6. The major drivers of inflation so far in 2011 have been housing and rental costs, alcohol and food.

7. There was a sharp increase of 0.5% in food prices between August and September, related to unwarranted retrogressive price adjustments on some basic commodities, following review of import duties.

8. International oil prices have been volatile and mostly on the decline from April 2011. However and surprisingly, there was no corresponding movement in domestic prices

9. Our domestic price developments also reflect the economic integration pattern between our economy and that of South Africa, a major source of our imports. Some of the price movements in South Africa are reproduced asymmetrically in Zimbabwe.

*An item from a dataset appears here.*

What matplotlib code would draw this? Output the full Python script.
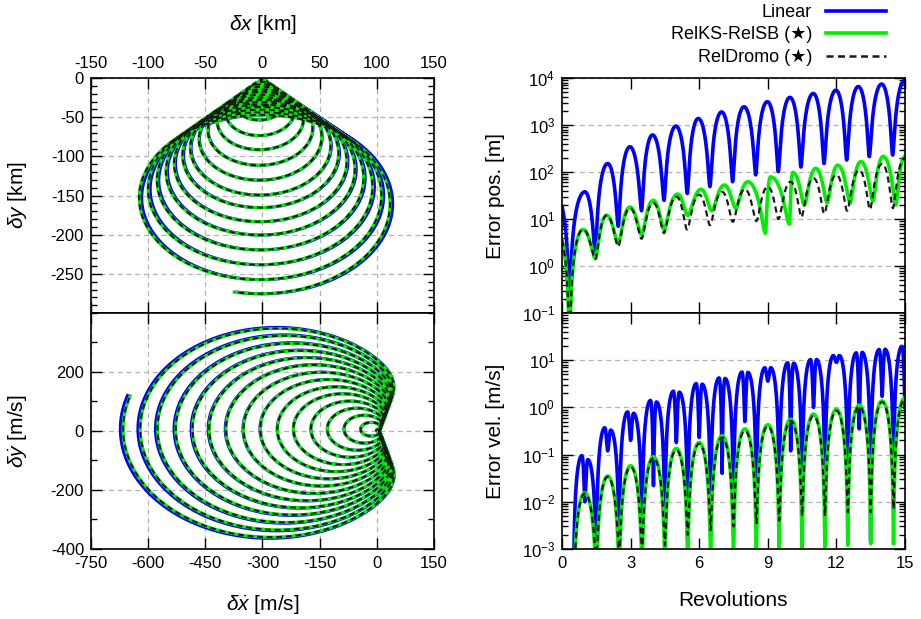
import numpy as np
import matplotlib
matplotlib.use("Agg")
import matplotlib.pyplot as plt
from matplotlib.ticker import MultipleLocator, LogLocator, NullFormatter, FixedLocator
from matplotlib.lines import Line2D

plt.rcParams['font.family'] = ['Liberation Sans', 'DejaVu Sans']
plt.rcParams['mathtext.fontset'] = 'custom'
plt.rcParams['mathtext.rm'] = 'Liberation Sans'
plt.rcParams['mathtext.it'] = 'Liberation Sans:italic'
plt.rcParams['mathtext.bf'] = 'Liberation Sans:bold'
plt.rcParams['axes.unicode_minus'] = False

# ---------------- data ----------------
# relative orbit: one value per revolution (0..15)
revs = np.arange(16)
loop_bottom_km = [0, -18, -37, -54, -74, -92, -112, -131, -150, -166, -184, -201, -220, -239, -258, -276]
loop_shift_lin_km = [0, 0, 0, 0, 0.1, 0.2, 0.4, 0.5, 0.7, 0.9, 1.1, 1.3, 1.5, 1.8, 2.1, 2.4]
cone_ratio = 0.70          # loop radius / depth of loop centre
vel_left_ms = [0, -44, -88, -132, -175, -221, -263, -308, -352, -398, -442, -486, -530, -578, -623, -668]
vel_scale_lin = [1, 1, 1, 1, 1, 1.001, 1.002, 1.003, 1.004, 1.005, 1.006, 1.007, 1.008, 1.009, 1.01, 1.011]
vel_knot_ms = 8            # where all velocity loops meet on the right

# position error [m]: alternating extrema (time in revolutions, value)
pos_lin_t = [0.33, 1.0, 1.46, 2.0, 2.46, 2.97, 3.48, 3.96, 4.46, 4.98, 5.48, 5.96, 6.47, 6.98, 7.46,
             7.96, 8.47, 8.98, 9.46, 9.97, 10.45, 10.99, 11.46, 11.98, 12.45, 12.96, 13.44, 13.98, 14.46, 15.0]
pos_lin_v = [0.01, 38, 1.6, 152, 7, 345, 15, 615, 25, 950, 35, 1380, 49, 1900, 62,
             2450, 87, 3150, 102, 3880, 128, 4700, 152, 5500, 180, 6600, 213, 7450, 230, 9100]
pos_ks_t = [0.33, 0.92, 1.46, 1.95, 2.46, 2.97, 3.48, 3.99, 4.46, 5.05, 5.5, 6.08, 6.55, 7.1, 7.6,
            8.12, 8.9, 9.12, 9.95, 10.1, 10.6, 11.1, 11.6, 12.06, 12.6, 13.07, 13.6, 14.05, 14.6, 15.0]
pos_ks_v = [0.01, 6, 1.45, 12, 3, 18, 4.6, 25, 6, 34, 12, 43, 15, 53, 17,
            62, 5, 79, 7.8, 98, 20, 120, 22, 140, 22, 167, 24, 215, 20, 215]
pos_dr_t = [0.33, 0.92, 1.46, 1.95, 2.46, 2.97, 3.48, 3.99, 4.46, 5.0, 5.47, 6.0, 6.47, 7.0, 7.47,
            8.0, 8.5, 9.0, 9.47, 10.0, 10.47, 11.0, 11.47, 12.0, 12.47, 13.0, 13.47, 14.0, 14.47, 15.0]
pos_dr_v = [0.01, 6, 1.4, 12, 2.6, 17, 3.8, 22, 5, 30, 6, 33, 7.4, 38, 8.7,
            43, 9, 49, 10, 62, 11, 74, 13, 87, 15, 110, 16, 150, 17, 200]

# velocity error [m/s]: peaks at whole revolutions, minima at half revolutions
vel_lin_peak_a = [0.095, 0.37, 0.80, 1.40, 2.2, 3.2, 4.2, 5.6, 6.9, 8.8, 10.3, 12.5, 14.3, 16.8, 19.6]
vel_lin_peak_b = [0.078, 0.33, 0.75, 1.30, 2.1, 3.1, 4.1, 5.5, 6.9, 8.6, 10.3, 12.5, 14.6, 17.0]
vel_lin_notch = [0.01, 0.12, 0.2, 0.022, 0.18, 0.23, 0.04, 0.5, 3.6, 0.12, 1.0, 9.0, 0.35, 1.7, 1.0]
vel_lin_min = [1e-5, 6e-4, 8e-4, 1.5e-3, 2e-3, 3e-3, 4e-3, 6e-3, 8e-3, 1e-2, 1.2e-2, 1.5e-2, 1.8e-2, 1.5e-3, 2.2e-2]
vel_ks_peak = [0.0155, 0.035, 0.058, 0.09, 0.135, 0.18, 0.25, 0.35, 0.43, 0.56, 0.72, 0.91, 1.12, 1.37, 1.6]
vel_ks_min = [1e-5, 3e-4, 4e-4, 5e-4, 6e-4, 7e-4, 8e-4, 8e-4, 9e-4, 9e-4, 9e-4, 1.1e-3, 1.2e-3, 1.3e-3, 1.3e-3]
vel_dr_peak = [0.015, 0.034, 0.055, 0.085, 0.125, 0.17, 0.23, 0.32, 0.40, 0.52, 0.66, 0.85, 1.05, 1.3, 1.5]
vel_dr_min = [1e-5, 6e-4, 8e-4, 9e-4, 1.2e-3, 2e-3, 2.5e-3, 3e-3, 3.5e-3, 4e-3, 5e-3, 5e-3, 6e-3, 6e-3, 7e-3]

C_LIN = '#0000ff'
C_KS = '#00ee00'
C_DR = '#1a1a1a'
DASH = (2.8, 1.8)


def arches(t, kt, kv):
    kt = np.asarray(kt, float)
    kv = np.asarray(kv, float)
    i = np.clip(np.searchsorted(kt, t, side='right') - 1, 0, len(kt) - 2)
    s = (t - kt[i]) / (kt[i + 1] - kt[i])
    return kv[i] + (kv[i + 1] - kv[i]) * (1 - np.cos(np.pi * s)) / 2


def orbit(t, shift):
    phi = 2 * np.pi * t + 0.22
    depth = -np.interp(t, revs, loop_bottom_km) / (1 + cone_ratio)
    rad = cone_ratio * depth
    x = -rad * np.sin(phi) + np.interp(t, revs, shift)
    y = -depth - rad * np.cos(phi)
    return x, y


def velocity(t, scale):
    psi = 2 * np.pi * t + 0.33
    a = -np.interp(t, revs, vel_left_ms) / 2 * np.interp(t, revs, scale)
    c = np.cos(psi)
    half = (1 - c) / 2
    # loop through the knot on the right, bulging out above and below it
    bulge = 0.3 * a * (1 - np.exp(-14 * (1 + c))) * half
    vx = -a * (1 + c) + bulge + vel_knot_ms * half
    vy = 1.1 * a * np.sin(psi)
    return vx, vy


t = np.linspace(0, 15, 12000)

fig = plt.figure(figsize=(9.21, 6.19), dpi=100)
ax1 = fig.add_axes([0.0988, 0.4943, 0.3724, 0.3796])
ax2 = fig.add_axes([0.0988, 0.1131, 0.3724, 0.3813])
ax3 = fig.add_axes([0.6102, 0.4943, 0.3724, 0.3796])
ax4 = fig.add_axes([0.6102, 0.1131, 0.3724, 0.3813])

for ax in [ax1, ax2, ax3, ax4]:
    ax.tick_params(which='both', direction='in', top=True, right=True, labelsize=12, width=1)
    ax.tick_params(which='major', length=8, pad=5)
    ax.tick_params(which='minor', length=4)
    for sp in ax.spines.values():
        sp.set_linewidth(1.2)

# top left: relative position
x, y = orbit(t, [0] * 16)
xl, yl = orbit(t, loop_shift_lin_km)
ax1.plot(xl, yl, color=C_LIN, lw=2.2)
ax1.plot(x, y, color=C_KS, lw=2.2)
ax1.plot(x, y, color=C_DR, lw=1.5, dashes=DASH)
ax1.set_xlim(-150, 150)
ax1.set_ylim(-300, 0)
ax1.set_xticks(np.arange(-150, 151, 50))
ax1.set_yticks(np.arange(-250, 1, 50))
ax1.yaxis.set_minor_locator(MultipleLocator(10))
ax1.tick_params(labeltop=True, labelbottom=False)
ax1.grid(True, color='#b4b4b4', ls=(0, (4, 3)), lw=0.9)
ax1.xaxis.set_label_position('top')
ax1.set_xlabel(r'$\delta x$ [km]', fontsize=15)
ax1.xaxis.set_label_coords(0.5, 1.205)
ax1.set_ylabel(r'$\delta y$ [km]', fontsize=15)
ax1.yaxis.set_label_coords(-0.18, 0.5)

# bottom left: relative velocity
vx, vy = velocity(t, [1] * 16)
vxl, vyl = velocity(t, vel_scale_lin)
ax2.plot(vxl, vyl, color=C_LIN, lw=2.2)
ax2.plot(vx, vy, color=C_KS, lw=2.2)
ax2.plot(vx, vy, color=C_DR, lw=1.5, dashes=DASH)
ax2.set_xlim(-750, 150)
ax2.set_ylim(-400, 400)
ax2.set_xticks(np.arange(-750, 151, 150))
ax2.set_yticks([-400, -200, 0, 200])
ax2.yaxis.set_minor_locator(MultipleLocator(100))
ax2.grid(True, color='#b4b4b4', ls=(0, (4, 3)), lw=0.9)
ax2.set_xlabel(r'$\delta\dot{x}$ [m/s]', fontsize=15)
ax2.xaxis.set_label_coords(0.5, -0.185)
ax2.set_ylabel(r'$\delta\dot{y}$ [m/s]', fontsize=15)
ax2.yaxis.set_label_coords(-0.18, 0.5)

# top right: position error
ax3.plot(t, arches(t, pos_lin_t, pos_lin_v), color=C_LIN, lw=2.6)
ax3.plot(t, arches(t, pos_ks_t, pos_ks_v), color=C_KS, lw=2.6)
ax3.plot(t, arches(t, pos_dr_t, pos_dr_v), color=C_DR, lw=1.6, dashes=DASH)
ax3.set_yscale('log')
ax3.set_ylim(1e-1, 1e4)
ax3.set_xlim(0, 15)
ax3.set_xticks(np.arange(0, 16, 3))
ax3.yaxis.set_major_locator(FixedLocator([1e-1, 1e0, 1e1, 1e2, 1e3, 1e4]))
ax3.yaxis.set_minor_locator(LogLocator(base=10, subs=np.arange(2, 10)))
ax3.yaxis.set_minor_formatter(NullFormatter())
ax3.tick_params(labelbottom=False)
ax3.grid(True, axis='y', color='#b4b4b4', ls=(0, (4, 3)), lw=0.9)
ax3.set_ylabel('Error pos. [m]', fontsize=15)
ax3.yaxis.set_label_coords(-0.165, 0.5)

# bottom right: velocity error
lt = [0.5]
lv = [vel_lin_min[0]]
for k in range(1, 15):
    lt += [k - 0.13, k, k + 0.13, k + 0.5]
    lv += [vel_lin_peak_a[k - 1], vel_lin_notch[k - 1], vel_lin_peak_b[k - 1], vel_lin_min[k]]
lt += [14.87, 15.0]
lv += [vel_lin_peak_a[14], vel_lin_notch[14]]

kt = []
ksv = []
drv = []
for k in range(15):
    kt += [k + 0.5, k + 1.0]
    ksv += [vel_ks_min[k], vel_ks_peak[k]]
    drv += [vel_dr_min[k], vel_dr_peak[k]]

tv = t[t >= 0.5]
ax4.plot(tv, arches(tv, lt, lv), color=C_LIN, lw=2.6)
ax4.plot(tv, arches(tv, kt, ksv), color=C_KS, lw=2.6)
ax4.plot(tv, arches(tv, kt, drv), color=C_DR, lw=1.6, dashes=DASH)
ax4.set_yscale('log')
ax4.set_ylim(1e-3, 1e2)
ax4.set_xlim(0, 15)
ax4.set_xticks(np.arange(0, 16, 3))
ax4.yaxis.set_major_locator(FixedLocator([1e-3, 1e-2, 1e-1, 1e0, 1e1]))
ax4.yaxis.set_minor_locator(LogLocator(base=10, subs=np.arange(2, 10)))
ax4.yaxis.set_minor_formatter(NullFormatter())
ax4.grid(True, axis='y', color='#b4b4b4', ls=(0, (4, 3)), lw=0.9)
ax4.set_ylabel('Error vel. [m/s]', fontsize=15)
ax4.yaxis.set_label_coords(-0.165, 0.5)
ax4.set_xlabel('Revolutions', fontsize=15)
ax4.xaxis.set_label_coords(0.5, -0.18)

handles = [Line2D([], [], color=C_LIN, lw=2.6),
           Line2D([], [], color=C_KS, lw=2.6),
           Line2D([], [], color=C_DR, lw=1.8, dashes=DASH)]
labels = ['Linear', 'RelKS-RelSB (\u2605)', 'RelDromo (\u2605)']
fig.legend(handles, labels, loc='upper right', bbox_to_anchor=(886 / 921, 1 - 4 / 619),
           markerfirst=False, frameon=False, fontsize=13, handlelength=3.3,
           handletextpad=0.8, labelspacing=0.3, borderpad=0, borderaxespad=0)

fig.savefig('out.png', dpi=100)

10. Government review of utility tariffs has also had a bearing on inflationary pressures in the economy, in particular the 31% electricity adjustment in September 2011

11. Projections to year end, however, show annual average inflation remaining within the targeted range of 3.5-4.5%.

12. Our inflation levels remain within the SADC macroeconomic convergence criteria thresholds.

Financial Services:

1. There is no doubt that, over the last 35 months, developments in the financial sector have been progressively upwards, with the deposit base now estimated at US$3.3 billion by end of September 2011.

2. It is estimated that over US$2 billion remains outside the formal banking system, on account of absence of incentives and historical confidence concerns, among others

3. In 2012, the deposit base is estimated at above US$3.8 billion, of which about 80% will be available for lending.

4. Lending to the productive sectors grew to US$2.59 billion over the period, constituting 78.4% of total deposits. Primary beneficiaries were in the sectors of agriculture (18%), manufacturing, (20%), distribution (19%) and mining (6%).

5. However, compared to previous years, there is a gradual shift in the proportion of lending towards services, construction, communication and individuals, while the share of lending to agriculture, mining and manufacturing remained relatively stagnant.

6. Beneficiaries continue to face high lending interest rates of about 15-30%, against deposit rates of as low as 0.2%.